TASK DIRECTIONS
Stop after the line containing "var lastQuarter = 1;": print each line exactly from the first line of the listing up to that point.

LISTED ENTRIES
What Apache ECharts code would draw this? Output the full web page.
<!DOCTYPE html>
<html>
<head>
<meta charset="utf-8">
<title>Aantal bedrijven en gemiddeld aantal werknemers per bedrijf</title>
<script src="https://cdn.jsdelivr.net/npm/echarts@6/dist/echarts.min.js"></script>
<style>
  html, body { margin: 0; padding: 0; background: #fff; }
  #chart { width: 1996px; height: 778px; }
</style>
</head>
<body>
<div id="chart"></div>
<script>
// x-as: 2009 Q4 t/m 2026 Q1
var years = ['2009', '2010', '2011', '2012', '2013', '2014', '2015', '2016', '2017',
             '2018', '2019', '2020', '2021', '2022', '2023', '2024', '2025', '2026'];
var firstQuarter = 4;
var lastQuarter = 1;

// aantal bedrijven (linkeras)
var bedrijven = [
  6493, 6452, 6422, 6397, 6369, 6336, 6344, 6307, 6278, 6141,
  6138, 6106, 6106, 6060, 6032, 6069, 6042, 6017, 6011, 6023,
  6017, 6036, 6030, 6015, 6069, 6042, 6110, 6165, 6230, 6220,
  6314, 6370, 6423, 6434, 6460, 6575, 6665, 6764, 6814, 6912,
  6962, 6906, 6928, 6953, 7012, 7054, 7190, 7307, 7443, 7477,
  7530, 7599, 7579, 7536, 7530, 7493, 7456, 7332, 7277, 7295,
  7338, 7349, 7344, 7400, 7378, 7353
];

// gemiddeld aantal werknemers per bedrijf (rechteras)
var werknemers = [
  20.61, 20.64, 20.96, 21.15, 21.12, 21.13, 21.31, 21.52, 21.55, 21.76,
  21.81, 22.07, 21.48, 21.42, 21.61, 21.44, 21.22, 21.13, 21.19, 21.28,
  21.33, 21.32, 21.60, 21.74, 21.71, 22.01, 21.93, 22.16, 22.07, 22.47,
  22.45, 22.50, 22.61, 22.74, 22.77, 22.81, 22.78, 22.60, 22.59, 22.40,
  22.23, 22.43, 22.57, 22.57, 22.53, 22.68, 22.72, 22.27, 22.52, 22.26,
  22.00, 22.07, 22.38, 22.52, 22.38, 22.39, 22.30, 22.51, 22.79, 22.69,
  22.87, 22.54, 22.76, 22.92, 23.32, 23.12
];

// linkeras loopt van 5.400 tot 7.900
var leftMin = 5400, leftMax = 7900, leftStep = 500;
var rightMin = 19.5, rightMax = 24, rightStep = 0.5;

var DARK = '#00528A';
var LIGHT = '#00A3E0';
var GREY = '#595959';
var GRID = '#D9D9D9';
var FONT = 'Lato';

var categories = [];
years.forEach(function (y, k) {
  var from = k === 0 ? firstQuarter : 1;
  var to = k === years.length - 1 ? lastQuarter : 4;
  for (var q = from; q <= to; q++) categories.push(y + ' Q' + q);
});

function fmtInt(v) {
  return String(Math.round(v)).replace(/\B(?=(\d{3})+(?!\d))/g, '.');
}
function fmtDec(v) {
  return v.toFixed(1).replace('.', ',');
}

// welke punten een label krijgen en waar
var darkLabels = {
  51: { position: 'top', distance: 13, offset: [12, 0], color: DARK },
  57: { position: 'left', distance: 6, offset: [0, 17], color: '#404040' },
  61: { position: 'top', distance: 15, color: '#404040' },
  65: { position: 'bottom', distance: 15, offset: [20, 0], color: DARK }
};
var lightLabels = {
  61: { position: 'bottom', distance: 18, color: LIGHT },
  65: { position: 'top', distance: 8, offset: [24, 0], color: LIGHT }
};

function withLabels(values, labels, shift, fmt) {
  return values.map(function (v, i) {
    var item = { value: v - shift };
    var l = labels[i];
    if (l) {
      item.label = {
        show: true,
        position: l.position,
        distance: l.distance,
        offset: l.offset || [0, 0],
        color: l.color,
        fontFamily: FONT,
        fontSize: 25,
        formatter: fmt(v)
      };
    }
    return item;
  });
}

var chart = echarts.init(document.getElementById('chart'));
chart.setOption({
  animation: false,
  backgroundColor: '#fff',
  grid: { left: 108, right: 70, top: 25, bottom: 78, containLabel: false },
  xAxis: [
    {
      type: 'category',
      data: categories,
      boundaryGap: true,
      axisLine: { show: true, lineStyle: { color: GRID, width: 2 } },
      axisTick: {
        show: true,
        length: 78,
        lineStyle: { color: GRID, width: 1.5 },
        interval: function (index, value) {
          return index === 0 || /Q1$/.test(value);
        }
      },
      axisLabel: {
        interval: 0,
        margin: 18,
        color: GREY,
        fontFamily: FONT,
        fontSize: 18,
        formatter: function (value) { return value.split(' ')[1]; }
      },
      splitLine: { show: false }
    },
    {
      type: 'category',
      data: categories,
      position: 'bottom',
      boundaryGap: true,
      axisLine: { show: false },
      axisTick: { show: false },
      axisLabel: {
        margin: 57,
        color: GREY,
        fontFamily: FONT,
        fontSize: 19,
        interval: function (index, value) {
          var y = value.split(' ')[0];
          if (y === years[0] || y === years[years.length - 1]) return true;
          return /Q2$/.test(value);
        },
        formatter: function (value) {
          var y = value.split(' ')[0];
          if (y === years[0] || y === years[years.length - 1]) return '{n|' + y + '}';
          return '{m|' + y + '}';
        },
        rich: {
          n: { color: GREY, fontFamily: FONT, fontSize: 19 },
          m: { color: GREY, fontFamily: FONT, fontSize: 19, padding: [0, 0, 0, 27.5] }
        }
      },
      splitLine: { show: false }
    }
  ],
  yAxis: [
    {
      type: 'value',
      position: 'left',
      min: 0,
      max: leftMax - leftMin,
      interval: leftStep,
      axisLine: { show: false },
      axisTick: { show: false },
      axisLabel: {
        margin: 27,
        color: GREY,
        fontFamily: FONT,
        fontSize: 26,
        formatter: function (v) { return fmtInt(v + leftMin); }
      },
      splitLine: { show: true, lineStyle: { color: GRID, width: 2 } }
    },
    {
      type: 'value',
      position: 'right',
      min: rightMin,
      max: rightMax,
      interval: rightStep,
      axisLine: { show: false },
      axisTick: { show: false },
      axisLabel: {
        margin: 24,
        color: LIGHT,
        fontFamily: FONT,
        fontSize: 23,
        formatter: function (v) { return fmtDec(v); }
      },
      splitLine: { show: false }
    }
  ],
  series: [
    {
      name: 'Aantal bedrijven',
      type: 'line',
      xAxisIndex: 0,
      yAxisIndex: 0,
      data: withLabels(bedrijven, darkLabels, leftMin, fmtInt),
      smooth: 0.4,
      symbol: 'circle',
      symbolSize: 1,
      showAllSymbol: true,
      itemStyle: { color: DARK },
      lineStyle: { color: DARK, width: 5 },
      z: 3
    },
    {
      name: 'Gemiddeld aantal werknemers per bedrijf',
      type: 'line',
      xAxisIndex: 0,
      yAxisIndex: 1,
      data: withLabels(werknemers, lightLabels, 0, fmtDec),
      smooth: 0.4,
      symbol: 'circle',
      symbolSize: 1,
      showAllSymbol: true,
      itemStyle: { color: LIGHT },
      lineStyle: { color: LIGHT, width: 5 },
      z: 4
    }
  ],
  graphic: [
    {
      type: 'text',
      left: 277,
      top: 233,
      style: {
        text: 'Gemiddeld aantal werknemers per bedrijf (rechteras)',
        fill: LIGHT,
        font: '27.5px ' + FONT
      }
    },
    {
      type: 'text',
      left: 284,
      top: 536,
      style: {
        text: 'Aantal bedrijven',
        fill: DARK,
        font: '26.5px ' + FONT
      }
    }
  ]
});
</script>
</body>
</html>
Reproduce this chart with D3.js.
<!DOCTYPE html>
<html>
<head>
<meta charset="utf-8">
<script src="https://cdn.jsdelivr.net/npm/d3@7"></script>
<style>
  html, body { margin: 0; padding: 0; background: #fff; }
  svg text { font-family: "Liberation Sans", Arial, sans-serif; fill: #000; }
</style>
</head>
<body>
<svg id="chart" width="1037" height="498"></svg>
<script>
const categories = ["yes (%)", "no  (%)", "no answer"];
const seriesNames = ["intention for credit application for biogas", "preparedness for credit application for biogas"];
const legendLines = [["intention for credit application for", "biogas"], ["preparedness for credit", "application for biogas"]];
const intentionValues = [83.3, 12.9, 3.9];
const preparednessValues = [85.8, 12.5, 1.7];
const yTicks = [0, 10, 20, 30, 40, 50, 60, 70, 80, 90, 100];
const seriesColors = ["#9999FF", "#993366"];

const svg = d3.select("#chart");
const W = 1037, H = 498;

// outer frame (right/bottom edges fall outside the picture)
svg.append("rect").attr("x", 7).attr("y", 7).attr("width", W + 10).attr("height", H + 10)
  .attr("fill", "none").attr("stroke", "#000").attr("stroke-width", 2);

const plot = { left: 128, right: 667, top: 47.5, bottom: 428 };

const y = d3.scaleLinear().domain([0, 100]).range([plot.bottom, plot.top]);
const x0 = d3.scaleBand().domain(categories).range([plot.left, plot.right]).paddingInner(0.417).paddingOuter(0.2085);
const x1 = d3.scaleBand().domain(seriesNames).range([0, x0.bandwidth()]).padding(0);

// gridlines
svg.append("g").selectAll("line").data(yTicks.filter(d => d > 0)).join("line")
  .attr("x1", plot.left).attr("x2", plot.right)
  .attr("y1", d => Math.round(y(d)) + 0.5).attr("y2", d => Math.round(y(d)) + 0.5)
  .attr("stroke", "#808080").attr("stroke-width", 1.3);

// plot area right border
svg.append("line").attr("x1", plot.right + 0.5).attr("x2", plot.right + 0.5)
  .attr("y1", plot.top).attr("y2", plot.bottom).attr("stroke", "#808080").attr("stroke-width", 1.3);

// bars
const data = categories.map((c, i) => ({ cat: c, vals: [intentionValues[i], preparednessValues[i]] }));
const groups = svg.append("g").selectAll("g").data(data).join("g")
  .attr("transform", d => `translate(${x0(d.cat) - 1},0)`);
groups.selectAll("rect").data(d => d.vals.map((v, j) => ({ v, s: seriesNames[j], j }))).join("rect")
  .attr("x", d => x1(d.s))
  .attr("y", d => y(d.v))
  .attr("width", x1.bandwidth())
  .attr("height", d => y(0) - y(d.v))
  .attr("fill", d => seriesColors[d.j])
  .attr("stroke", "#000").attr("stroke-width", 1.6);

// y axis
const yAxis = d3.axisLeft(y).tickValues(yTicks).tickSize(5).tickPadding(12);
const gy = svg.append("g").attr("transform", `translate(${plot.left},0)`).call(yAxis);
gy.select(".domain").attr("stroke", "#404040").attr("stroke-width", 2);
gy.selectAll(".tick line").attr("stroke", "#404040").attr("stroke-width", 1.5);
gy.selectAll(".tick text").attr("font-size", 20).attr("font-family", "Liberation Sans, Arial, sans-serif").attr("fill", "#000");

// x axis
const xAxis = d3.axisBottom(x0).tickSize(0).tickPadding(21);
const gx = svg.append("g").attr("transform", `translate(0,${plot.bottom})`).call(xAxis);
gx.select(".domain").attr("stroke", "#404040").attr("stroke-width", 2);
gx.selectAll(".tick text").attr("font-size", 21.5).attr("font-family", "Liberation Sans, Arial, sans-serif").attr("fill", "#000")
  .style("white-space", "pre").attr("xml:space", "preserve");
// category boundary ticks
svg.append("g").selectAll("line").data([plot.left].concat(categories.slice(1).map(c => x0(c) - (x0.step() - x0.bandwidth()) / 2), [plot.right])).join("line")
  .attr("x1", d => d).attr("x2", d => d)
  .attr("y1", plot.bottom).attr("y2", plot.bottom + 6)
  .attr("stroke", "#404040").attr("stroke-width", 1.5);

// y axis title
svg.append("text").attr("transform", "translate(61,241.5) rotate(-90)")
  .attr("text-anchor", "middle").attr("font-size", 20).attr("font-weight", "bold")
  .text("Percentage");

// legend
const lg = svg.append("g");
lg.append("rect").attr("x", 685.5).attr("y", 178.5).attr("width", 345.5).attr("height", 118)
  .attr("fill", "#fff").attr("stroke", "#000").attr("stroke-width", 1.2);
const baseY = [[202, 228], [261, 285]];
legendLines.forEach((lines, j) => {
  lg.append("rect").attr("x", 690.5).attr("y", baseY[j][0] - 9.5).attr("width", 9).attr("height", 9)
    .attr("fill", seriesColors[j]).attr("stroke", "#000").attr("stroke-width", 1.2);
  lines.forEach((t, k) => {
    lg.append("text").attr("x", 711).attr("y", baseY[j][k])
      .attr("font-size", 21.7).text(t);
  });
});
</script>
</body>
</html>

TASK OUTPUT
What Apache ECharts code would draw this? Output the full web page.
<!DOCTYPE html>
<html>
<head>
<meta charset="utf-8">
<title>Aantal bedrijven en gemiddeld aantal werknemers per bedrijf</title>
<script src="https://cdn.jsdelivr.net/npm/echarts@6/dist/echarts.min.js"></script>
<style>
  html, body { margin: 0; padding: 0; background: #fff; }
  #chart { width: 1996px; height: 778px; }
</style>
</head>
<body>
<div id="chart"></div>
<script>
// x-as: 2009 Q4 t/m 2026 Q1
var years = ['2009', '2010', '2011', '2012', '2013', '2014', '2015', '2016', '2017',
             '2018', '2019', '2020', '2021', '2022', '2023', '2024', '2025', '2026'];
var firstQuarter = 4;
var lastQuarter = 1;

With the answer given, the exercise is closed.